現実は稼働率50%以下、施設はボロボロ、社員の士気は皆無な状況。そこで、羽鳥さんが真っ先に取り組んだのが、「人の育成」でした。採用基準や人材育成について何もわかりませんでした。どうやったらみんなの心が一つになるのかと、手探りの日々の中、羽鳥さんは、V字回復を成し遂げてきた、松下幸之助、渋沢栄一、小林一三、井深大、盛田昭夫、本田宗一郎、土光敏夫、早川徳次、稲盛和夫、堀場雅夫…といった日本の名経営者たちの著書を読み漁りました。
「どの本にもあるのが、志、感謝、努力、利他の精神、思いやり、素直な心。それらはまさに当時の私たちに欠けているものでした。ホテル事業の再生には、まずは志を一つにできる仲間が必要でした。」
自分たちの手で改修・改善。どんどん湧いていったホテルへの愛
ホテル事業に欠けていたのは、「人」だと気づいた羽鳥さん。「これまで多くの従業員が離れていきました。現在の中心メンバーは、当時から私と一緒に歩んでくれた仲間たちです。彼らは、剥がれた壁紙や天井についたシミなど、一つ一つ、自分たちで改修していきました。すると不思議なことに、どんどんホテルに愛着が湧いて、絆も強固になりました。」
徐々に実績もついてきて、50%以下だった稼働率が、2014年には稼働率が90%を超え、様々な評価ランキングで1位を獲得するようになりました。そして、事実上の倒産から15年の月日を経て、過去の負債も整理・完済したのです。
「創造・和・誠実」の精神に立ち返る
羽鳥さんの父親が創業した会社の社是は、「創造・和・誠実」。「創造=常にクリエイティブに新たな発想を大切にする」、「和=仲間に思いやりを持ち、利他の精神を大切にする」、「誠実=常に正直、素直な心を大切にする」です。羽鳥さんは、この中の「創造」に光をあて、2015年に社名を「サン・クレア」として新たなスタートを切りました。

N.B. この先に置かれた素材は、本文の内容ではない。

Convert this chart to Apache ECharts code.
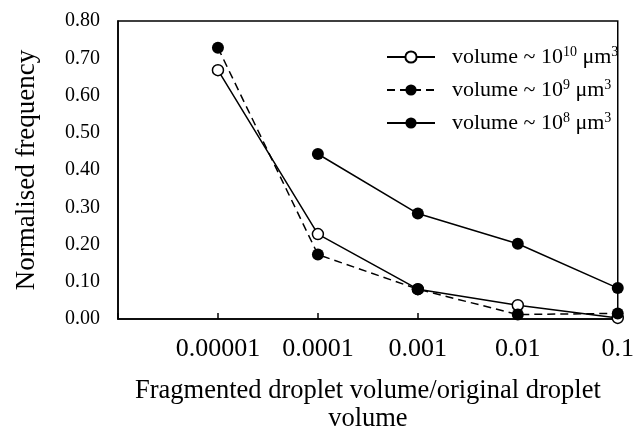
<!DOCTYPE html>
<html>
<head>
<meta charset="utf-8">
<script src="https://cdn.jsdelivr.net/npm/echarts@6/dist/echarts.min.js"></script>
<style>
  html, body { margin: 0; padding: 0; background: #fff; }
  #chart { width: 637px; height: 438px; }
</style>
</head>
<body>
<div id="chart"></div>
<script>
// volume ratio (log axis)
const xValues = [0.00001, 0.0001, 0.001, 0.01, 0.1];
const xLabels = ['0.00001', '0.0001', '0.001', '0.01', '0.1'];
// normalised frequency per original droplet volume
const vol10 = [0.668, 0.228, 0.080, 0.037, 0.003];
const vol9 = [0.728, 0.173, 0.080, 0.012, 0.015];
const vol8 = [null, 0.443, 0.283, 0.202, 0.083];
const seriesNames = ['volume ~ 10^10 μm^3', 'volume ~ 10^9 μm^3', 'volume ~ 10^8 μm^3'];
const legendLabels = {
  'volume ~ 10^10 μm^3': 'volume ~ 10{sup|10} μm{sup|3}',
  'volume ~ 10^9 μm^3': 'volume ~ 10{sup|9} μm{sup|3}',
  'volume ~ 10^8 μm^3': 'volume ~ 10{sup|8} μm{sup|3}'
};
const redLineX = 0.0003;

const font = '"Liberation Serif", "Times New Roman", serif';

function pairs(ys) {
  const out = [];
  ys.forEach(function (y, i) {
    if (y !== null) out.push([xValues[i], y]);
  });
  return out;
}

const chart = echarts.init(document.getElementById('chart'));

const option = {
  backgroundColor: '#fff',
  animation: false,
  grid: {
    left: 118,
    right: 6,
    top: 21,
    bottom: 116,
    show: true,
    borderColor: '#000',
    borderWidth: 1.5
  },
  legend: {
    orient: 'vertical',
    left: 381,
    top: 40,
    itemWidth: 48,
    itemHeight: 14,
    itemGap: 9,
    data: seriesNames,
    formatter: function (name) { return legendLabels[name]; },
    textStyle: {
      fontFamily: font,
      fontSize: 22,
      lineHeight: 24,
      color: '#000',
      padding: [0, 0, 0, 12],
      rich: {
        sup: { fontFamily: font, fontSize: 14, lineHeight: 14, verticalAlign: 'top', color: '#000' }
      }
    }
  },
  xAxis: {
    type: 'log',
    logBase: 10,
    min: 0.000001,
    max: 0.1,
    name: 'Fragmented droplet volume/original droplet\nvolume',
    nameLocation: 'middle',
    nameGap: 58,
    nameTextStyle: { fontFamily: font, fontSize: 26.5, lineHeight: 28, color: '#000' },
    axisLine: { lineStyle: { color: '#000', width: 1.5 } },
    axisTick: { inside: true, length: 6, lineStyle: { color: '#000', width: 1.5 } },
    splitLine: { show: false },
    minorTick: { show: false },
    axisLabel: {
      fontFamily: font,
      fontSize: 26,
      color: '#000',
      margin: 17,
      showMaxLabel: true,
      formatter: function (v) {
        const e = Math.round(Math.log10(v));
        const idx = xValues.findIndex(function (x) { return Math.round(Math.log10(x)) === e; });
        return idx >= 0 ? xLabels[idx] : '';
      }
    }
  },
  yAxis: {
    type: 'value',
    min: 0,
    max: 0.8,
    interval: 0.1,
    name: 'Normalised frequency',
    nameLocation: 'middle',
    nameRotate: 90,
    nameGap: 78,
    nameTextStyle: { fontFamily: font, fontSize: 27, color: '#000' },
    axisLine: { show: true, lineStyle: { color: '#000', width: 1.5 } },
    axisTick: { show: false },
    splitLine: { show: false },
    axisLabel: {
      fontFamily: font,
      fontSize: 20,
      color: '#000',
      margin: 18,
      formatter: function (v) { return v.toFixed(2); }
    }
  },
  series: [
    {
      name: seriesNames[0],
      type: 'line',
      data: pairs(vol10),
      symbol: 'circle',
      symbolSize: 11,
      lineStyle: { color: '#000', width: 1.5 },
      itemStyle: { color: '#fff', borderColor: '#000', borderWidth: 1.5 },
      markLine: {
        silent: true,
        symbol: 'none',
        label: { show: false },
        lineStyle: { color: '#c0504d', width: 1.5, type: 'solid' },
        data: [{ xAxis: redLineX }]
      },
      z: 2
    },
    {
      name: seriesNames[1],
      type: 'line',
      data: pairs(vol9),
      symbol: 'circle',
      symbolSize: 12,
      lineStyle: { color: '#000', width: 1.5, type: [8, 5] },
      itemStyle: { color: '#000' },
      z: 3
    },
    {
      name: seriesNames[2],
      type: 'line',
      data: pairs(vol8),
      symbol: 'circle',
      symbolSize: 12,
      lineStyle: { color: '#000', width: 1.5 },
      itemStyle: { color: '#000' },
      z: 4
    }
  ]
};

chart.setOption(option);
</script>
</body>
</html>
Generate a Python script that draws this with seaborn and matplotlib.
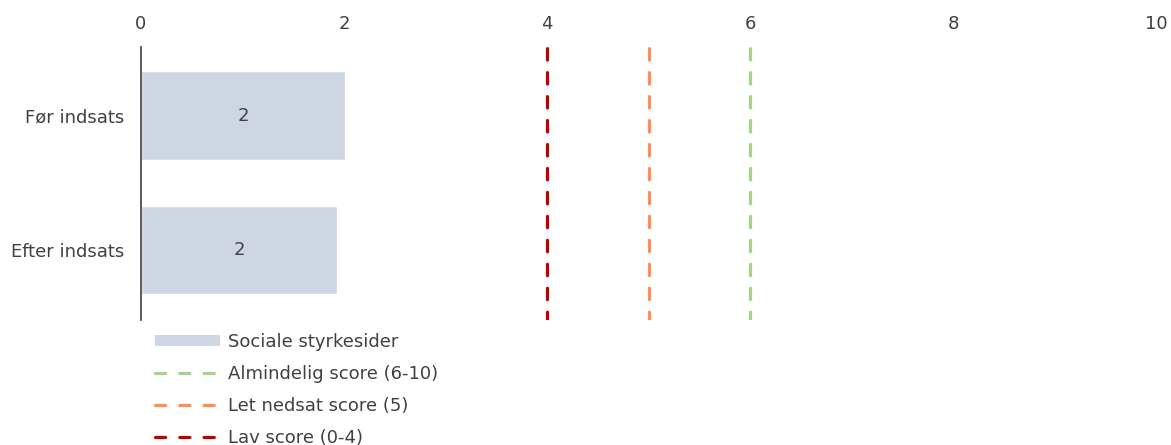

「経営理念は、『地域に愛されるホテル』。それは、お客様にだけでなく、従業員たちやその家族のみなさん、そして、地域の業者さんや近隣の住民の方々にも愛されるホテルです。
現在はホテル経営のほかにも、ホテルマネジメントやホテル事業再生、コンサルティング、M&Aも手がけるサン・クレア。
しかし、成長の中でも「人」を重んじる考え方は変わりません。
「倒産時に手っ取り早く法的整理を選んでいれば、もっと簡単にリスタートきれたかも知れません。けれども、たとえ時間がかかっても地道に改善を進めてきたのです。各地のホテルを年間100泊程度する方の『福山オリエンタルホテルは日本一!』というネットの書き込みを初めて見たときは、体が打ち震え、涙が溢れ出ました。」
負債50億円から再生を果たしたサン・クレアは、今、世界をも視野に入れ、「2025年までに年商100億円」を目指して、世の中に役立つホテル作りにチャレンジしたいといいます。それは、IOT導入により快適に過ごせるホテルや地域を巻き込んだホテルなど、様々。「世界に日本の底力を示すべきです。メンタリティやDNAの部分における日本の、日本人の良さ、それを一番わかりやすく示せるのはきっと宿泊や観光業なのではないでしょうか。」
羽鳥さんの活躍はこれからも続くことでしょう。